Die Medizin der Mobilen Hilfe ist eine jenseits von Hightech, privaten Zusatzleistungen und Punktesystem. Sie ist nicht so strukturiert und berechenbar. Und genau das findet Nawka entspannend. „Ich muss nicht bei jedem Patienten darüber nachdenken, welche Ziffer ich abrechnen muss.“ Außerdem seien die Obdachlosen weniger anspruchsvoll und gleichzeitig sehr dankbar. „Das gibt es im Praxisalltag sonst wenig“, sagt der Vater dreier Kinder. Inzwischen hat er eine Doktorarbeit über die „Morbidität obdachloser Menschen in Hamburg“ geschrieben, hält Vorträge zum Thema und engagiert sich zudem als medizinischer Berater beim Hamburger Verein „steps for children“, der Kinderprojekte in Namibia durchführt.

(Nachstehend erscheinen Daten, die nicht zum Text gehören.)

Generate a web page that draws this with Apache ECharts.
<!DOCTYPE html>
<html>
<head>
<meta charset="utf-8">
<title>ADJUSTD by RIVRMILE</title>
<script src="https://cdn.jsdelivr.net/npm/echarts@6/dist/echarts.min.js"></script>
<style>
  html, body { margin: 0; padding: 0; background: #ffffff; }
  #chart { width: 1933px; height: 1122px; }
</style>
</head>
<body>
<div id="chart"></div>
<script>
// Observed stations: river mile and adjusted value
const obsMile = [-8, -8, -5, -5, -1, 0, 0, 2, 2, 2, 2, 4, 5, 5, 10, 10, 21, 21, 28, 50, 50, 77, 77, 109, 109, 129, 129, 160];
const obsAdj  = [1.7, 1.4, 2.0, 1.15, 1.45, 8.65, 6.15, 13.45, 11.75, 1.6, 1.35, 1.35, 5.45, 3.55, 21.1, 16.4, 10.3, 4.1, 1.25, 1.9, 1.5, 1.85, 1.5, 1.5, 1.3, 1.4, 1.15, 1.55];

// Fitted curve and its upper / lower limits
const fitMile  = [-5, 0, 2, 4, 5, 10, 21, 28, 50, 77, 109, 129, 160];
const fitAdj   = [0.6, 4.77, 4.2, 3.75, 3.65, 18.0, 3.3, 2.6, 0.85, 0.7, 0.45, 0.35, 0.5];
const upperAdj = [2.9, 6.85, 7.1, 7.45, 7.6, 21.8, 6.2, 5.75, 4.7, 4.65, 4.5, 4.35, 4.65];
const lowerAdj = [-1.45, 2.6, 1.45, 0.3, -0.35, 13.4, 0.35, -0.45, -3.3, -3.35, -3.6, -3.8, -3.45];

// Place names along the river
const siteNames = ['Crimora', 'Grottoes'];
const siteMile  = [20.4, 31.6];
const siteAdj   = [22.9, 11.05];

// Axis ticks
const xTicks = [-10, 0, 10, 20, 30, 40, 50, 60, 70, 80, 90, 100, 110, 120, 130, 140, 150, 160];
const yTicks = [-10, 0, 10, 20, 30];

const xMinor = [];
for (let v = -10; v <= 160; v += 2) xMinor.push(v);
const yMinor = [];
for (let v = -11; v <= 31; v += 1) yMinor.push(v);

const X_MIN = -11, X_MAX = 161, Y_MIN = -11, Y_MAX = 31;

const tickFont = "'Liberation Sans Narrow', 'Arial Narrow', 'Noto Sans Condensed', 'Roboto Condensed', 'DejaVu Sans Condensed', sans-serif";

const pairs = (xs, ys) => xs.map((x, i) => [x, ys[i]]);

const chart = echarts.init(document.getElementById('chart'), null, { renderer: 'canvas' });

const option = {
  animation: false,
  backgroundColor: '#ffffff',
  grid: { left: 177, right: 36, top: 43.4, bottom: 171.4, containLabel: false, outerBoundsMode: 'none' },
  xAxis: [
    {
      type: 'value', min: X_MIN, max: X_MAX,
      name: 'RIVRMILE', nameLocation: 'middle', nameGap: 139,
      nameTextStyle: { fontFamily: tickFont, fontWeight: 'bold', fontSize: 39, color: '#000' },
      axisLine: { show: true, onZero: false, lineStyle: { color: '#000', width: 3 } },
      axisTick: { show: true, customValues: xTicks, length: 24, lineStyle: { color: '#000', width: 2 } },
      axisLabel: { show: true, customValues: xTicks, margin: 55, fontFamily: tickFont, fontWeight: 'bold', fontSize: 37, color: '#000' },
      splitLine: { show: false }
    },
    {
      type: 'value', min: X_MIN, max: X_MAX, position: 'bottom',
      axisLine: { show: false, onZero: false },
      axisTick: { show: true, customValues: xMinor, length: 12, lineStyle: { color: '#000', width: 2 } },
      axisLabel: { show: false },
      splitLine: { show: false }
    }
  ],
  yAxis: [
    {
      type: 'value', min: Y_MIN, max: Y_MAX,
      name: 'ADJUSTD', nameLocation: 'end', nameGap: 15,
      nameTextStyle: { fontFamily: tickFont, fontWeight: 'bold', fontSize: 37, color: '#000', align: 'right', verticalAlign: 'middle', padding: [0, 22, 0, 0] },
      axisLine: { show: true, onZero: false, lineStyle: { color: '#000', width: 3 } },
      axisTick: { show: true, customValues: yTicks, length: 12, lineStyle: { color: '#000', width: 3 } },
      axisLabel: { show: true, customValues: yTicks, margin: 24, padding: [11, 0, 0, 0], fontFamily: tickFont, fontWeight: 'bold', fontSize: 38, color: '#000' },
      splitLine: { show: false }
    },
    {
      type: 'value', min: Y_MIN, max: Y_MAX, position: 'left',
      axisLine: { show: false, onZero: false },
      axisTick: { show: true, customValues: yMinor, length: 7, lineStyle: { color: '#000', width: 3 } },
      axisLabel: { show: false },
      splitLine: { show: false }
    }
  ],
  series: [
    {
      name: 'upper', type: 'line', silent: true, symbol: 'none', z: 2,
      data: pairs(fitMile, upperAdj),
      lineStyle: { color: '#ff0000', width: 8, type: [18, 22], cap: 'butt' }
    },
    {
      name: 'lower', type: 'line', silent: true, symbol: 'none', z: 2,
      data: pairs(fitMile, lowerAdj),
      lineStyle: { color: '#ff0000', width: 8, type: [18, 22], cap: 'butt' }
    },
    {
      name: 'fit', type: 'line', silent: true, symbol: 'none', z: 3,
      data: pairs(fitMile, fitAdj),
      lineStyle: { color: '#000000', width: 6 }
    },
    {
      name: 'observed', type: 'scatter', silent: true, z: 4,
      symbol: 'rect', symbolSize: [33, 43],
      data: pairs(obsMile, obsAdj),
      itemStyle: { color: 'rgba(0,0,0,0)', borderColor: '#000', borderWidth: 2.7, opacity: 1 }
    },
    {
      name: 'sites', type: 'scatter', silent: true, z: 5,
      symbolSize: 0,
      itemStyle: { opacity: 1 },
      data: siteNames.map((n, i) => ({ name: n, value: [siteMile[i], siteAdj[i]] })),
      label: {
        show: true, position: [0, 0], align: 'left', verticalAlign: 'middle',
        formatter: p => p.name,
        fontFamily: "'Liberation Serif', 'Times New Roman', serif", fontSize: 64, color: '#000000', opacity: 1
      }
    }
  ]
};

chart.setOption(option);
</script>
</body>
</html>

Nawka ist im ostsächsischen Bautzen mit zehn Geschwistern aufgewachsen, gehörte dort zur slawischen Minderheit. „Teilen, Verantwortung übernehmen und Unterstützung der Schwächeren wurden mir in die Wiege gelegt“, sagt der Mediziner. Sein Engagement blieb nicht unbemerkt. Er wurde mit dem Bundesverdienstkreuz ausgezeichnet.